Hough and Alexander will be teaming up for the first installment of the trilogy, titled Nexus Uprising, which will hit stores on March 28th, 2017, while Valente’s Annihilation and Jemisin’s Initiation will be out this summer and fall, respectively. There’s no word on what the books will be about.
Mass Effect has had a bit of a troubled history when it comes to tie-in novels. The first tie-in novels were written by Drew Karpyshyn. Revelation and Ascension were released in 2007 and 2008, respectively, and helped flesh out the world introduced in the first Mass Effect, while his third novel, Retribution, is set after Mass Effect 2. While this first three novels were well received by fans, a fourth novel, 2012’s Deception by William C. Dietz earned considerable controversy after fans found and cataloged numerous errors, which prompted the company to apologize for the mistakes.
Bringing on major authors such as Jemisin and Valente is a huge move for Bioware and Titan Books — these are enormous names to be attached to such a franchise. Jemisin won the 2015 Hugo Award for Best Novel for her groundbreaking book The Fifth Season earlier this fall, while Valente has earned her share of awards and nominations, and has gained considerable acclaim for her Fairyland series. Hough and Alexander are newer to the field, but have each earned praise for their books.
There’s a number of authors out there who have done some excellent work writing tie-in novels throughout their careers, but Jemisin and Valente are two authors that I would never have pegged for this sort of work.
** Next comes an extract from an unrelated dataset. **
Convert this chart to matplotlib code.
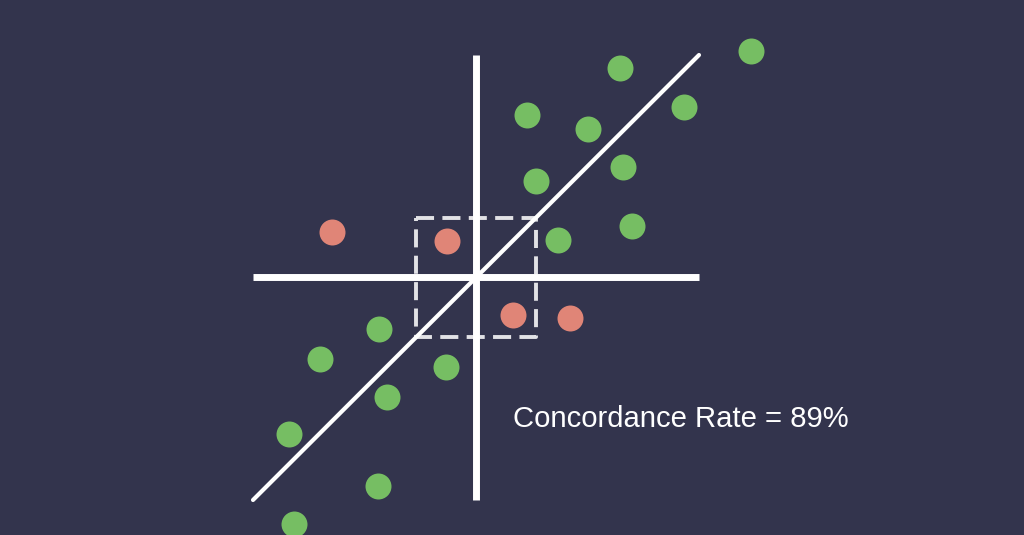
import matplotlib
matplotlib.use("Agg")
import matplotlib.pyplot as plt

# point centres (pixel coordinates, y downwards)
agree_x = [751, 620, 527, 588, 684, 623, 536, 632, 558, 379, 320, 446, 387, 289, 378, 294]
agree_y = [51, 68, 115, 129, 107, 167, 181, 226, 240, 329, 359, 367, 397, 434, 486, 524]
disagree_x = [332, 447, 513, 570]
disagree_y = [232, 241, 315, 318]

# axes cross, diagonal and the dashed box around the origin
cross_x = 476
cross_y = 277
span = (253, 699, 55, 500)
box = (416, 536, 218, 337)
label = "Concordance Rate = 89%"

bg = "#33344d"
green = "#76be63"
red = "#e08577"

plt.rcParams["lines.scale_dashes"] = False
fig = plt.figure(figsize=(10.24, 5.35), dpi=100, facecolor=bg)
ax = fig.add_axes([0, 0, 1, 1])
ax.set_facecolor(bg)
ax.set_xlim(0, 1024)
ax.set_ylim(535, 0)
ax.axis("off")

x0, x1, y0, y1 = span
ax.plot([cross_x, cross_x], [y0, y1], color="white", lw=5, solid_capstyle="butt", zorder=2)
ax.plot([x0, x1], [cross_y, cross_y], color="white", lw=5, solid_capstyle="butt", zorder=2)
ax.plot([x0, x1], [y1, y0], color="white", lw=3, solid_capstyle="round", zorder=2)

bx0, bx1, by0, by1 = box
ax.plot([bx0, bx1, bx1, bx0, bx0], [by0, by0, by1, by1, by0], color="#e2e2e6",
        lw=2.8, ls=(0, (13, 6)), zorder=1)

ax.scatter(agree_x, agree_y, s=350, color=green, linewidths=0, zorder=3)
ax.scatter(disagree_x, disagree_y, s=350, color=red, linewidths=0, zorder=3)

ax.text(513, 419, label, color="white", fontsize=21.1, family="Liberation Sans",
        ha="left", va="center")

fig.savefig("out.png", dpi=100, facecolor=bg)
Valente’s works are elegantly written, while Jemisin’s novels (you really must read The Fifth Season) are absolutely groundbreaking fantasies. This feels like Isaac Asimov or Arthur C. Clarke coming down from the mountain to write a Star Wars novel.
This isn’t to say that tie-in novels are bad moves for authors, or that it’s an exercise that’s beneath highly regarded authors, but tie-in novels or adaptations have always had a sort of stigma around them. Bringing in these authors helps to dismiss that outdated attitude, and bringing in authors of this caliber can help inject some new views and different perspectives to the franchise, which should make for some intriguing reads in 2017.